11. The method of claim 10, further comprising:

extracting a contrast component of a local region using pixel value information obtained from pixel values of neighboring pixels between which the detected block boundary does not exist; and

adding the extracted contrast component of the local region to either of image data before the executing filtering processing to remove a block distortion and image data after the executing filtering processing to remove a block distortion.

12. The method of claim 10, wherein the extracting a contrast component of a local region comprises smoothing respective contrast components of two local regions extracted for two pixels adjacent across the detected block boundary, by using the contrast components of the two local regions.

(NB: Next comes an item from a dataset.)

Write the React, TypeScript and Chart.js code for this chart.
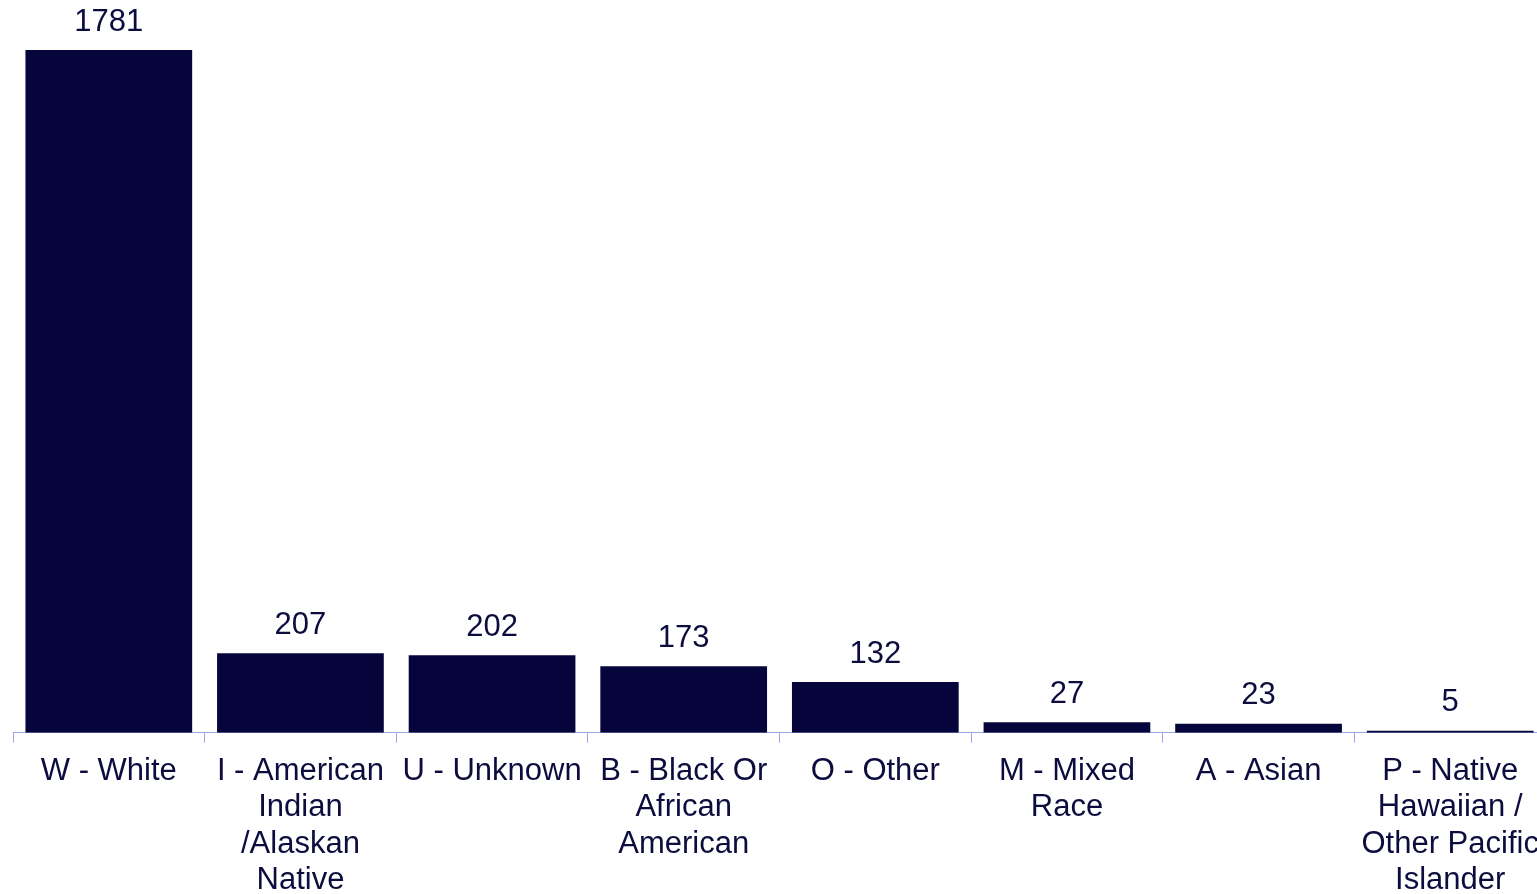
import React, { useEffect, useRef } from "react";
import { Chart, registerables } from "chart.js";

Chart.register(...registerables);

const categories: string[][] = [
  ["W - White"],
  ["I - American", "Indian", "/Alaskan", "Native"],
  ["U - Unknown"],
  ["B - Black Or", "African", "American"],
  ["O - Other"],
  ["M - Mixed", "Race"],
  ["A - Asian"],
  ["P - Native", "Hawaiian /", "Other Pacific", "Islander"],
];
const counts: number[] = [1781, 207, 202, 173, 132, 27, 23, 5];

const BAR_COLOR = "#05053b";
const TEXT_COLOR = "#0c0c3e";
const AXIS_COLOR = "#9fa3ea";
const FONT_FAMILY = "'Liberation Sans', Arial, Helvetica, sans-serif";

const valueLabels = {
  id: "valueLabels",
  afterDatasetsDraw(chart: any) {
    const ctx = chart.ctx;
    const meta = chart.getDatasetMeta(0);
    ctx.save();
    ctx.font = `31px ${FONT_FAMILY}`;
    ctx.fillStyle = TEXT_COLOR;
    ctx.textAlign = "center";
    ctx.textBaseline = "middle";
    meta.data.forEach((bar: any, i: number) => {
      const v = chart.data.datasets[0].data[i];
      ctx.fillText(String(v), bar.x, bar.y - 28);
    });
    ctx.restore();
  },
};

export default function App() {
  const ref = useRef<HTMLCanvasElement | null>(null);

  useEffect(() => {
    if (!ref.current) return;
    const chart = new Chart(ref.current, {
      type: "bar",
      data: {
        labels: categories,
        datasets: [
          {
            data: counts,
            backgroundColor: BAR_COLOR,
            borderWidth: 0,
            barPercentage: 0.87,
            categoryPercentage: 1,
          },
        ],
      },
      options: {
        responsive: false,
        animation: false,
        layout: { padding: { top: 50, left: 13, right: 14, bottom: 0 } },
        plugins: {
          legend: { display: false },
          tooltip: { enabled: false },
          title: { display: false },
        },
        scales: {
          x: {
            grid: {
              display: true,
              drawOnChartArea: false,
              drawTicks: true,
              tickLength: 10,
              color: AXIS_COLOR,
              offset: true,
            },
            border: { display: true, color: AXIS_COLOR, width: 1 },
            ticks: {
              color: TEXT_COLOR,
              padding: 10,
              maxRotation: 0,
              minRotation: 0,
              autoSkip: false,
              font: { family: FONT_FAMILY, size: 31, lineHeight: 1.18 },
            },
          },
          y: {
            display: false,
            min: 0,
            max: 1781,
          },
        },
      },
      plugins: [valueLabels],
    });
    return () => chart.destroy();
  }, []);

  return (
    <div
      style={{
        position: "fixed",
        left: 0,
        top: 0,
        width: 1537,
        height: 894,
        overflow: "hidden",
        background: "#ffffff",
      }}
    >
      <canvas
        ref={ref}
        width={1560}
        height={909}
        style={{ display: "block", width: 1560, height: 909 }}
      />
    </div>
  );
}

13. The method of claim 10, wherein the pixel value information obtained from the pixel values of the neighboring pixels comprises difference information between an output value of a smoothing filter and a pixel value.

14. The method of claim 10, wherein the executing filtering processing to remove a block distortion comprises selecting one of filters having different characteristics in accordance with an absolute value of a pixel value difference between two pixels adjacent across the block boundary, and applying the selected filter to filtering processing for the block boundary.